---
title: Multimodal Product Classification
emoji: 📈
colorFrom: purple
colorTo: yellow
sdk: gradio
sdk_version: 5.44.0
app_file: app.py
pinned: true
license: mit
short_description: Product classification using image and text
---

# 🛍️Multimodal Product Classification with Gradio

## Table of Contents

1.  [Project Description](#1-project-description)
2.  [Methodology & Key Features](#2-methodology--key-features)
3.  [Technology Stack](#3-technology-stack)
4.  [Model Details](#4-model-details)

## 1. Project Description

This project implements a **multimodal product classification system** for Best Buy products. The core objective is to categorize products using both their text descriptions and images.
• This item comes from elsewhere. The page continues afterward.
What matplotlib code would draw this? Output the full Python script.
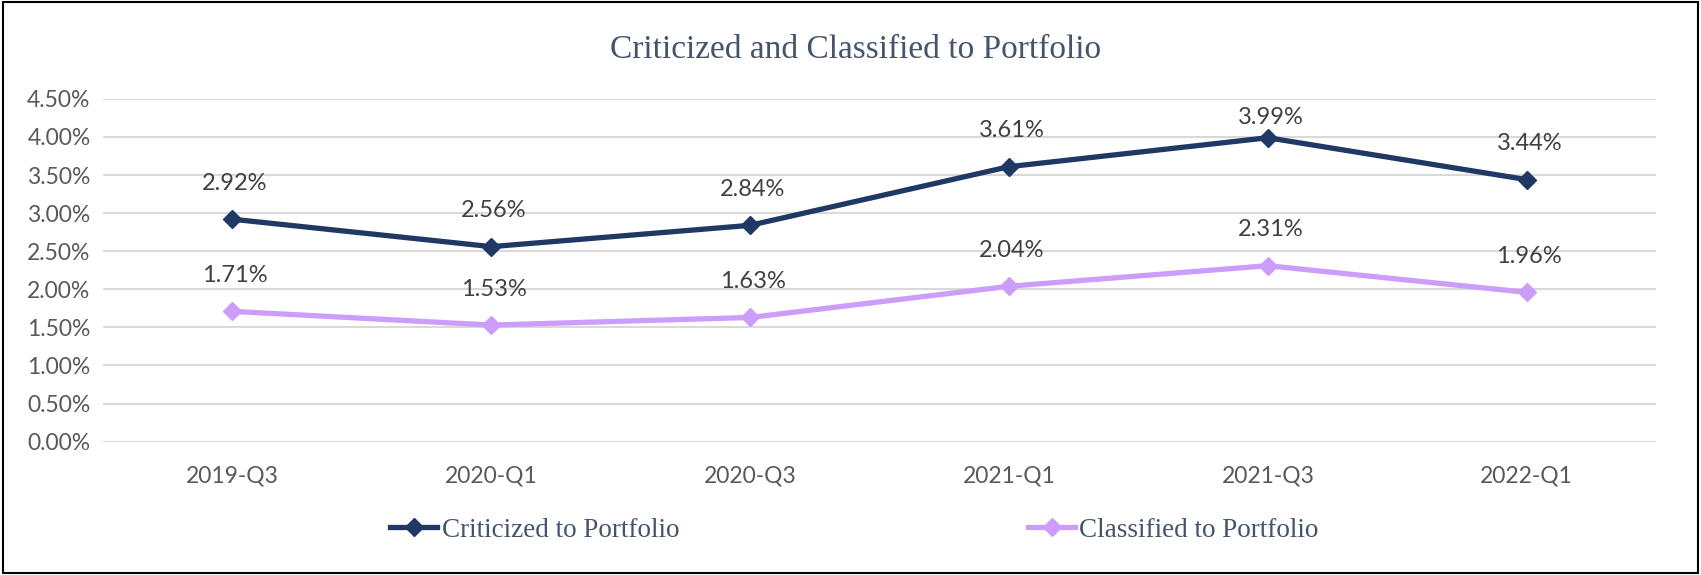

The system was trained on a dataset of **almost 50,000** items.

The entire system is deployed as a lightweight, web application using **Gradio**. The app allows users to:

- Use both text and an image for the most accurate prediction.
- Run predictions using only text or only an image to understand the contribution of each data modality.

This project showcases the power of combining different data types to build a more robust and intelligent classification system.

> [!IMPORTANT]
>
> - Check out the deployed app here: 👉️ [Multimodal Product Classification App](https://huggingface.co/spaces/iBrokeTheCode/Multimodal_Product_Classification) 👈️
> - Check out the Jupyter Notebook for a detailed walkthrough of the project here: 👉️ [Jupyter Notebook](https://huggingface.co/spaces/iBrokeTheCode/Multimodal_Product_Classification/blob/main/notebook_guide.ipynb) 👈️

![App](./assets/app-demo.jpg)

## 2. Methodology & Key Features

- **Core Task:** Multimodal Product Classification on a Best Buy dataset.

- **Pipeline:**

  - **Data:** A dataset of \~50,000 products, each with a text description and an image.
  - **Feature Extraction:** Pre-trained models are used to convert raw text and image data into high-dimensional embedding vectors.
  - **Classification:** A custom-trained **Multilayer Perceptron (MLP)** model performs the final classification based on the embeddings.

- **Key Features:**

  - **Multimodal:** Combines text and image data for a more accurate prediction.
  - **Single-Service Deployment:** The entire application runs as a single, deployable Gradio app.
  - **Flexible Inputs:** The app supports multimodal, text-only, and image-only prediction modes.

## 3. Technology Stack

This project was built using the following technologies:

**Deployment & Hosting:**

- [Gradio](https://gradio.app/) – interactive web app frontend.
- [Hugging Face Spaces](https://huggingface.co/docs/hub/spaces) – for cost-effective deployment.

**Modeling & Training:**

- [TensorFlow / Keras](https://www.tensorflow.org/) – used to train the final MLP classification model.
- [Sentence-Transformers](https://www.sbert.net/) – for generating text embeddings.
- [Hugging Face Transformers](https://huggingface.co/docs/transformers/index) – for the image feature extractor (`TFConvNextV2Model`).

**Development Tools:**

- [Ruff](https://github.com/charliermarsh/ruff) – Python linter and formatter.
- [uv](https://github.com/astral-sh/uv) – fast Python package installer and resolver.

## 4. Model Details

The final classification is performed by a custom-trained **Multilayer Perceptron (MLP)** model that takes the extracted embeddings as input.

- **Text Embedding Model:** `SentenceTransformer` (`all-MiniLM-L6-v2`)
- **Image Embedding Model:** `TFConvNextV2Model` (`convnextv2-tiny-22k-224`)
- **Classifier:** A custom MLP model trained on top of the embeddings.
- **Classes:** The model classifies products into a set of specific Best Buy product categories.

| Model               | Modality     | Accuracy | Macro Avg F1-Score | Weighted Avg F1-Score |
| :------------------ | :----------- | :------- | :----------------- | :-------------------- |
| Random Forest       | Text         | 0.90     | 0.83               | 0.90                  |
| Logistic Regression | Text         | 0.90     | 0.84               | 0.90                  |
| Random Forest       | Image        | 0.80     | 0.70               | 0.79                  |
| Random Forest       | Combined     | 0.89     | 0.79               | 0.89                  |
| Logistic Regression | Combined     | 0.89     | 0.83               | 0.89                  |
| **MLP**             | **Image**    | **0.84** | **0.77**           | **0.84**              |
| **MLP**             | **Text**     | **0.92** | **0.87**           | **0.92**              |
| **MLP**             | **Combined** | **0.92** | **0.85**           | **0.92**              |

> [!TIP]
>
> Based on the evaluation on the test set, the Multimodal MLP model achieved an excellent **92% accuracy** and a **92% weighted F1-score**, confirming its superior performance by leveraging both text and image data.